The competition can be truly brutal, and the effort will almost always eat up 10 or 15 minutes of your time. Just standing there like some schmuck in a soup line…holding onto that half-smile, that look of casual expectation….beyond humiliating.

And while you’re ready to pounce into that little time-sliver of opportunity, that two-second opening when there’s a break in the conversation and you can jump in like a cat with your well-rehearsed opener…it’s really, really awful. How desperate am I? Where is my dignity? “Hey, Clint…Jeffrey Wells of Hollywood Elsewhere…we did a phoner in early ’04 for a Los Angeles magazine piece I wrote about Hollywood Republicans, and a while later I went apeshit over Million Dollar Baby,” etc.

And the way some people will just barrel right in while you’re having a chat with Clint or whomever…their aggressive behaviors aren’t unattractive as much as flat-out ugly. You might think you know someone, but you really don’t until you’ve seen them smoothly muscle their way into a celebrity’s face-space with just the right amount of finesse.
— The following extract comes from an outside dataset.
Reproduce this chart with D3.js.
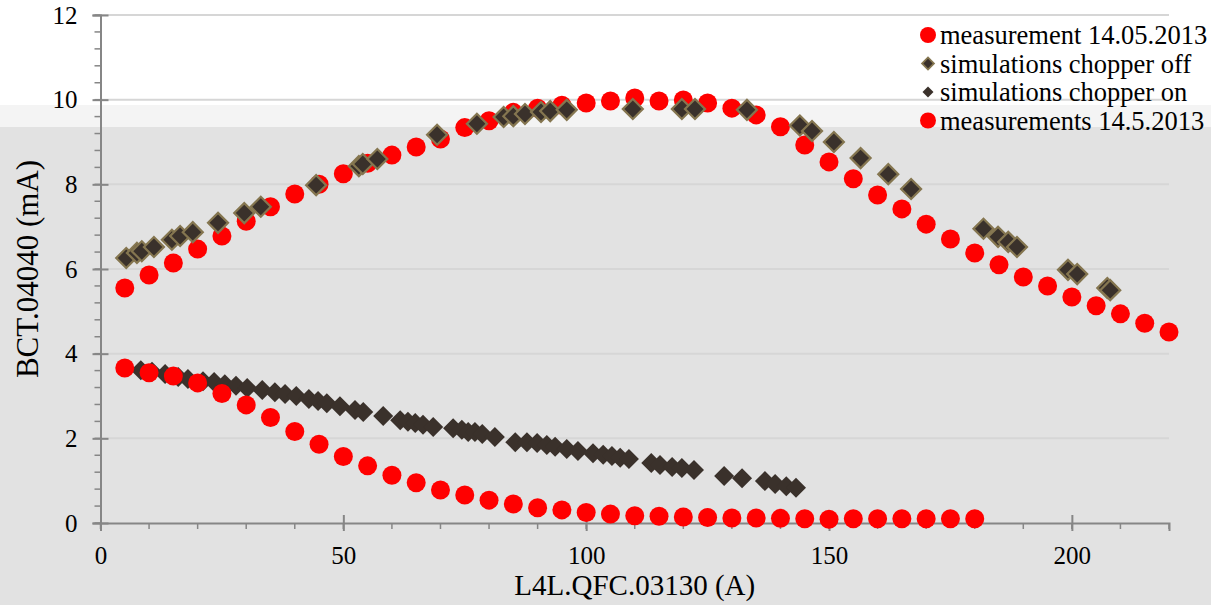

Andrew Goldman to Anjelica Huston about her Prizzi’s Honor Oscar: “I’d forgotten that you won over Oprah for The Color Purple. [The other three nominees for 1986’s Best Supporting Actress Oscar were Margaret Avery for The Color Purple, Amy Madigan for Twice in a Lifetime, and Meg Tilly for Agnes of God.] As I was watching the footage of you collecting the Oscar, my blood went a little cold thinking, There’s got to be some repercussions for beating Oprah.”

Anjelica: “She never had me on her show, ever. She won’t talk to me. The only encounter I’ve had with Oprah was when I was at a party for the Academy Awards, a private residence. I was talking to Clint Eastwood, and she literally came between us with her back to me. So all of the sudden I was confronted with the back of Oprah’s head.”

Goldman: “Do you think it’s fair to say it’s because you beat her?”

Anjelica: “Well, nobody else would dislike me so much as to literally, physically come in between the person I was talking with that way. But I admire Oprah. God knows, she’s made some big steps.”